The Owl was a student run publication that printed its first issue in 1869. It was a monthly literary magazine devoted to “mental improvement”. The title was conceived after a scheduling change forced the students to have their study time moved from the afternoon to the evening. The students proclaimed, “We’re owls, conning our books in the night. Each one of us shall be a brother owl, and our paper shall be called The Owl.”

Topics covered included a short summary of the affairs of the nation, miscellaneous notes and book notices, scientific and historical essays, tales, dramas, poetry, humor, and class standing. Due to the retirements of the campus printer and the magazines faculty moderator as well as student apathy, the decision was made to end publication in 1875.

In 1903, The Redwood began publication and was considered to be a continuation of the literary ideals of The Owl. This continued until the early 1930's when The Redwood began to focus more on university life.

In 1931, The Owl was released once a month as a literary supplement in the weekly university newspaper, the Santa Clara. It remained a supplement until 1938, where it once again became an independent publication.

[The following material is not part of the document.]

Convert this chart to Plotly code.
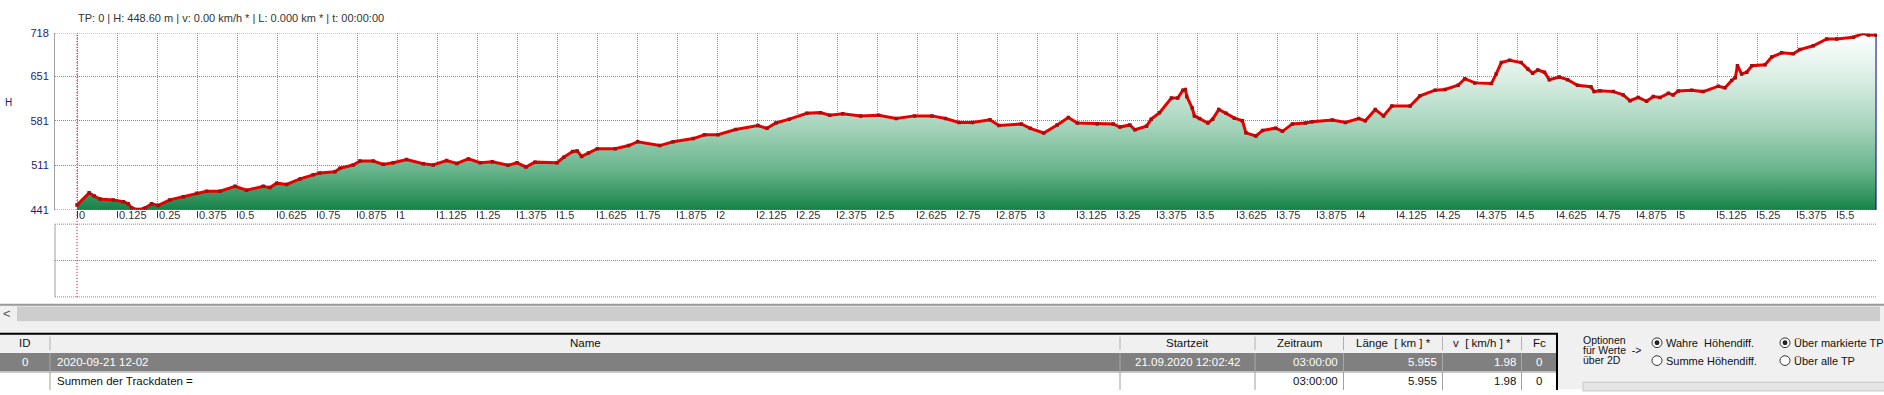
import plotly.graph_objects as go

W, H = 1884, 395

# ---------------- data ----------------
km = [0.000, 0.038, 0.054, 0.072, 0.113, 0.145, 0.160, 0.171, 0.192, 0.213,
      0.233, 0.254, 0.290, 0.332, 0.374, 0.405, 0.447, 0.494, 0.530, 0.582,
      0.603, 0.624, 0.655, 0.697, 0.738, 0.759, 0.806, 0.822, 0.863, 0.884,
      0.926, 0.957, 0.988, 1.030, 1.082, 1.113, 1.155, 1.187, 1.223, 1.260,
      1.298, 1.347, 1.375, 1.403, 1.431, 1.500, 1.521, 1.549, 1.563, 1.577,
      1.598, 1.626, 1.682, 1.724, 1.752, 1.821, 1.863, 1.926, 1.961, 2.003,
      2.058, 2.128, 2.156, 2.184, 2.226, 2.281, 2.323, 2.352, 2.393, 2.449,
      2.505, 2.560, 2.617, 2.672, 2.714, 2.756, 2.798, 2.853, 2.881, 2.951,
      2.979, 3.021, 3.063, 3.098, 3.126, 3.188, 3.238, 3.259, 3.290, 3.306,
      3.342, 3.357, 3.383, 3.420, 3.440, 3.456, 3.464, 3.468, 3.485, 3.492,
      3.508, 3.534, 3.549, 3.568, 3.591, 3.617, 3.642, 3.653, 3.684, 3.705,
      3.746, 3.767, 3.798, 3.839, 3.860, 3.923, 3.964, 4.005, 4.026, 4.057,
      4.083, 4.109, 4.166, 4.197, 4.244, 4.275, 4.316, 4.337, 4.368, 4.420,
      4.435, 4.451, 4.477, 4.513, 4.534, 4.549, 4.565, 4.586, 4.601, 4.632,
      4.658, 4.689, 4.731, 4.741, 4.759, 4.801, 4.832, 4.853, 4.879, 4.905,
      4.926, 4.947, 4.973, 4.988, 5.004, 5.046, 5.082, 5.129, 5.150, 5.171,
      5.182, 5.189, 5.202, 5.218, 5.234, 5.275, 5.296, 5.327, 5.363, 5.384,
      5.426, 5.468, 5.499, 5.551, 5.582, 5.598, 5.622]
elev = [448.6, 467.8, 462.8, 458.0, 456.7, 454.0, 450.6, 444.0, 441.5, 444.0,
        450.6, 448.0, 456.7, 461.7, 467.0, 470.4, 470.4, 478.0, 472.0, 478.0,
        476.0, 483.0, 481.0, 489.7, 496.0, 498.8, 500.8, 506.4, 511.5, 517.6,
        517.6, 512.5, 515.0, 520.0, 513.5, 511.5, 518.6, 514.0, 521.0, 515.0,
        516.5, 511.0, 515.0, 508.4, 516.0, 515.0, 523.6, 532.8, 533.6, 525.0,
        530.2, 537.0, 537.0, 542.0, 548.0, 542.0, 548.0, 553.0, 559.0, 559.0,
        567.3, 573.4, 569.0, 577.4, 583.5, 592.6, 593.7, 589.5, 592.0, 588.6,
        589.5, 584.5, 588.6, 588.6, 584.5, 578.4, 578.4, 582.5, 573.4, 576.0,
        569.0, 561.7, 574.4, 586.0, 577.4, 576.0, 576.0, 571.0, 574.4, 566.8,
        572.4, 583.5, 593.7, 616.5, 616.5, 629.0, 630.0, 619.0, 601.0, 588.6,
        584.5, 577.4, 583.5, 598.7, 592.6, 585.0, 581.0, 562.0, 557.0, 565.8,
        569.3, 564.3, 576.0, 577.4, 579.5, 582.0, 578.4, 584.5, 581.0, 598.7,
        588.6, 604.0, 604.0, 620.0, 629.0, 630.0, 636.7, 647.0, 640.4, 639.3,
        654.5, 672.3, 676.0, 672.3, 662.0, 655.5, 660.6, 657.0, 645.4, 649.5,
        645.4, 636.7, 634.3, 626.7, 628.2, 626.7, 621.5, 612.4, 617.5, 611.5,
        619.0, 617.5, 624.0, 621.5, 627.6, 629.0, 626.7, 635.2, 632.8, 644.3,
        648.5, 667.2, 654.5, 657.0, 667.2, 668.7, 681.0, 687.6, 686.0, 692.6,
        698.7, 709.3, 709.3, 712.0, 718.0, 715.4, 715.4]

x_tick_labels = ["0", "0.125", "0.25", "0.375", "0.5", "0.625", "0.75", "0.875",
                 "1", "1.125", "1.25", "1.375", "1.5", "1.625", "1.75", "1.875",
                 "2", "2.125", "2.25", "2.375", "2.5", "2.625", "2.75", "2.875",
                 "3", "3.125", "3.25", "3.375", "3.5", "3.625", "3.75", "3.875",
                 "4", "4.125", "4.25", "4.375", "4.5", "4.625", "4.75", "4.875",
                 "5", "5.125", "5.25", "5.375", "5.5"]
y_tick_vals = [441, 511, 581, 651, 718]

status_text = "TP: 0 | H: 448.60 m | v: 0.00 km/h * | L: 0.000 km * | t: 00:00:00"
y_title = "H"

table_headers = ["ID", "Name", "Startzeit", "Zeitraum", "Länge\u00a0 [ km ] *",
                 "v\u00a0 [ km/h ] *", "Fc"]
row_track = ["0", "2020-09-21 12-02", "21.09.2020 12:02:42", "03:00:00",
             "5.955", "1.98", "0"]
row_sum = ["", "Summen der Trackdaten =", "", "03:00:00", "5.955", "1.98", "0"]
col_align = ["center", "left", "center", "right", "right", "right", "center"]

options_lines = ["Optionen", "für Werte\u00a0 ->", "über 2D"]
radio_left = ["Wahre\u00a0 Höhendiff.", "Summe Höhendiff."]
radio_right = ["Über markierte TP", "Über alle TP"]
radio_left_sel = [True, False]
radio_right_sel = [True, False]

# ---------------- helpers (pixel -> paper) ----------------
def PX(x):
    return x / W


def PY(y):
    return 1 - y / H


FONT = "Liberation Sans, Arial, sans-serif"
KM_PX = 320.0
X0_PX = 77.0
PLOT_L, PLOT_R = 55.0, 1877.0
PLOT_T, PLOT_B = 28.3, 210.3

fig = go.Figure()

fig.add_trace(go.Scatter(
    x=km, y=elev, mode="lines", fill="tozeroy",
    line=dict(width=0, color="#000080"),
    fillgradient=dict(type="vertical", start=441, stop=718,
                      colorscale=[[0.0, "#08763d"], [0.08, "#2a8f57"],
                                  [0.25, "#68b48c"], [0.5, "#a8d5bd"],
                                  [0.75, "#d9eee3"], [1.0, "#ffffff"]]),
    hoverinfo="skip", showlegend=False))

fig.add_trace(go.Scatter(
    x=km, y=elev, mode="lines+markers",
    line=dict(width=3, color="#e80000"),
    marker=dict(symbol="square", size=3.5, color="#a01010"),
    showlegend=False))

grid_dash = "1px,1px"
fig.update_layout(
    width=W, height=H, margin=dict(l=0, r=0, t=0, b=0),
    paper_bgcolor="white", plot_bgcolor="white",
    font=dict(family=FONT, size=11, color="#222"),
    xaxis=dict(domain=[PX(PLOT_L), PX(PLOT_R)],
               range=[(PLOT_L - X0_PX) / KM_PX, (PLOT_R - X0_PX) / KM_PX],
               tickvals=[float(t) for t in x_tick_labels],
               showticklabels=False, ticks="outside", ticklen=7,
               tickcolor="#333", tickwidth=1,
               showgrid=True, gridcolor="#8a8a8a", gridwidth=1, griddash=grid_dash,
               zeroline=False, showline=False, fixedrange=True),
    yaxis=dict(domain=[PY(PLOT_B), PY(PLOT_T)], range=[441, 718],
               tickvals=y_tick_vals, ticktext=[str(v) for v in y_tick_vals],
               tickfont=dict(family=FONT, size=11, color="#1c1c7a"),
               ticks="outside", ticklen=3, tickcolor="rgba(0,0,0,0)",
               showgrid=True, gridcolor="#8a8a8a", gridwidth=1, griddash=grid_dash,
               zeroline=False, showline=True, linecolor="#a0a0a0", linewidth=1,
               fixedrange=True),
)

shapes = []
annos = []

# grid lines at the frame edges (top / bottom)
for yv in (441, 718):
    shapes.append(dict(type="line", xref="paper", yref="y", x0=PX(PLOT_L), x1=PX(PLOT_R),
                       y0=yv, y1=yv, line=dict(color="#8a8a8a", width=1, dash=grid_dash)))

# right edge of the filled profile
shapes.append(dict(type="line", xref="x", yref="y", x0=km[-1], x1=km[-1],
                   y0=441, y1=elev[-1], line=dict(color="#000080", width=1)))

# lower (empty) panel
shapes.append(dict(type="line", xref="paper", yref="paper", x0=PX(PLOT_L), x1=PX(PLOT_L),
                   y0=PY(300), y1=PY(225), line=dict(color="#a0a0a0", width=1)))
for yy in (225, 262.5, 300):
    shapes.append(dict(type="line", xref="paper", yref="paper", x0=PX(PLOT_L), x1=PX(PLOT_R),
                       y0=PY(yy), y1=PY(yy), line=dict(color="#8a8a8a", width=1, dash=grid_dash)))

# red marker line at TP 0
shapes.append(dict(type="line", xref="x", yref="paper", x0=km[0], x1=km[0],
                   y0=PY(300), y1=PY(PLOT_T), line=dict(color="#cc0000", width=1, dash="1px,2px")))

# bottom UI background, separator, scrollbar
shapes.append(dict(type="rect", xref="paper", yref="paper", x0=0, x1=1, y0=0, y1=PY(308),
                   fillcolor="#f0f0f0", line=dict(width=0), layer="below"))
shapes.append(dict(type="line", xref="paper", yref="paper", x0=0, x1=1, y0=PY(308), y1=PY(308),
                   line=dict(color="#9a9a9a", width=2)))
shapes.append(dict(type="rect", xref="paper", yref="paper", x0=PX(17), x1=PX(1880),
                   y0=PY(325), y1=PY(310), fillcolor="#cdcdcd", line=dict(width=0)))
annos.append(dict(text="<", x=PX(7), y=PY(317.5), xanchor="center", yanchor="middle",
                  font=dict(family=FONT, size=13, color="#555")))

# ---------------- table ----------------
col_edges = [0, 50, 1120, 1255, 1343.5, 1442.5, 1521.5, 1557]
TBL_R = col_edges[-1]
ROW_Y = [(338, 358), (358, 377), (377, 395)]

shapes.append(dict(type="rect", xref="paper", yref="paper", x0=0, x1=PX(TBL_R),
                   y0=PY(ROW_Y[1][1]), y1=PY(ROW_Y[1][0]), fillcolor="#808080", line=dict(width=0)))
shapes.append(dict(type="rect", xref="paper", yref="paper", x0=0, x1=PX(TBL_R),
                   y0=PY(ROW_Y[2][1] + 2), y1=PY(ROW_Y[2][0]), fillcolor="#ffffff", line=dict(width=0)))
for i, xe in enumerate(col_edges[1:-1]):
    shapes.append(dict(type="line", xref="paper", yref="paper", x0=PX(xe), x1=PX(xe),
                       y0=PY(355), y1=PY(341), line=dict(color="#b0b0b0", width=1)))
    shapes.append(dict(type="line", xref="paper", yref="paper", x0=PX(xe), x1=PX(xe),
                       y0=PY(377), y1=PY(358), line=dict(color="#a8a8a8", width=1)))
    shapes.append(dict(type="line", xref="paper", yref="paper", x0=PX(xe), x1=PX(xe),
                       y0=PY(396), y1=PY(377), line=dict(color="#a0a0a0", width=1)))
shapes.append(dict(type="line", xref="paper", yref="paper", x0=0, x1=PX(TBL_R),
                   y0=PY(377.5), y1=PY(377.5), line=dict(color="#a0a0a0", width=1)))
shapes.append(dict(type="line", xref="paper", yref="paper", x0=0, x1=PX(TBL_R + 1),
                   y0=PY(338), y1=PY(338), line=dict(color="#000", width=2)))
shapes.append(dict(type="line", xref="paper", yref="paper", x0=PX(TBL_R), x1=PX(TBL_R),
                   y0=PY(396), y1=PY(338), line=dict(color="#000", width=2)))


def cell_anno(text, ci, yc, color, align):
    l, r = col_edges[ci], col_edges[ci + 1]
    if align == "left":
        x, xa = l + 6, "left"
    elif align == "right":
        x, xa = r - 5, "right"
    else:
        x, xa = (l + r) / 2, "center"
    return dict(text=text, x=PX(x), y=PY(yc), xanchor=xa, yanchor="middle",
                font=dict(family=FONT, size=11.5, color=color))


for ci, t in enumerate(table_headers):
    annos.append(cell_anno(t, ci, 348, "#111", "center"))
for ci, t in enumerate(row_track):
    if t:
        annos.append(cell_anno(t, ci, 367.5, "#ffffff", col_align[ci]))
for ci, t in enumerate(row_sum):
    if t:
        annos.append(cell_anno(t, ci, 386.5, "#111", col_align[ci]))

# ---------------- options panel ----------------
for i, t in enumerate(options_lines):
    annos.append(dict(text=t, x=PX(1582), y=PY(344.5 + i * 10.5), xanchor="left", yanchor="middle",
                      font=dict(family=FONT, size=10.5, color="#111")))


def radio(cx, cy, sel):
    r = 5
    out = [dict(type="circle", xref="paper", yref="paper", x0=PX(cx - r), x1=PX(cx + r),
                y0=PY(cy + r), y1=PY(cy - r), fillcolor="#ffffff", line=dict(color="#333", width=1))]
    if sel:
        r2 = 2.5
        out.append(dict(type="circle", xref="paper", yref="paper", x0=PX(cx - r2), x1=PX(cx + r2),
                        y0=PY(cy + r2), y1=PY(cy - r2), fillcolor="#222", line=dict(width=0)))
    return out


radio_y = [347.3, 365.7]
for i in range(2):
    shapes += radio(1657, radio_y[i], radio_left_sel[i])
    annos.append(dict(text=radio_left[i], x=PX(1665), y=PY(radio_y[i]), xanchor="left",
                      yanchor="middle", font=dict(family=FONT, size=11, color="#111")))
    shapes += radio(1785, radio_y[i], radio_right_sel[i])
    annos.append(dict(text=radio_right[i], x=PX(1793), y=PY(radio_y[i]), xanchor="left",
                      yanchor="middle", font=dict(family=FONT, size=11, color="#111")))

shapes.append(dict(type="rect", xref="paper", yref="paper", x0=PX(1583), x1=PX(1886),
                   y0=PY(397), y1=PY(388), fillcolor="#e4e4e4", line=dict(color="#c8c8c8", width=1)))

# ---------------- chart texts ----------------
annos.append(dict(text=status_text, x=PX(77), y=PY(12), xanchor="left", yanchor="middle",
                  font=dict(family=FONT, size=11, color="#333")))
annos.append(dict(text=y_title, x=PX(8), y=PY(100), xanchor="center", yanchor="middle",
                  font=dict(family=FONT, size=10, color="#1c1c7a")))
for t in x_tick_labels:
    annos.append(dict(text=t, x=float(t), xref="x", y=PY(216), xanchor="left", yanchor="middle",
                      xshift=1, font=dict(family=FONT, size=11, color="#333")))

for a in annos:
    a.setdefault("xref", "paper")
    a.setdefault("yref", "paper")
    a["showarrow"] = False
    a["borderpad"] = 0

fig.update_layout(shapes=shapes, annotations=annos)
fig.write_html("out.html")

In 1939, the editors, after having determined there had been 29 years of printing of The Owl in one form or another, released that year’s publication as volume 30, with this numbering continuing to the present time. Due to WWII, there were no issues published from 1943-1946.

Wanting to sound more professional and to be comparable to other schools’ literary magazines, the editors of the The Owl officially changed the name to the Santa Clara Review in 1988.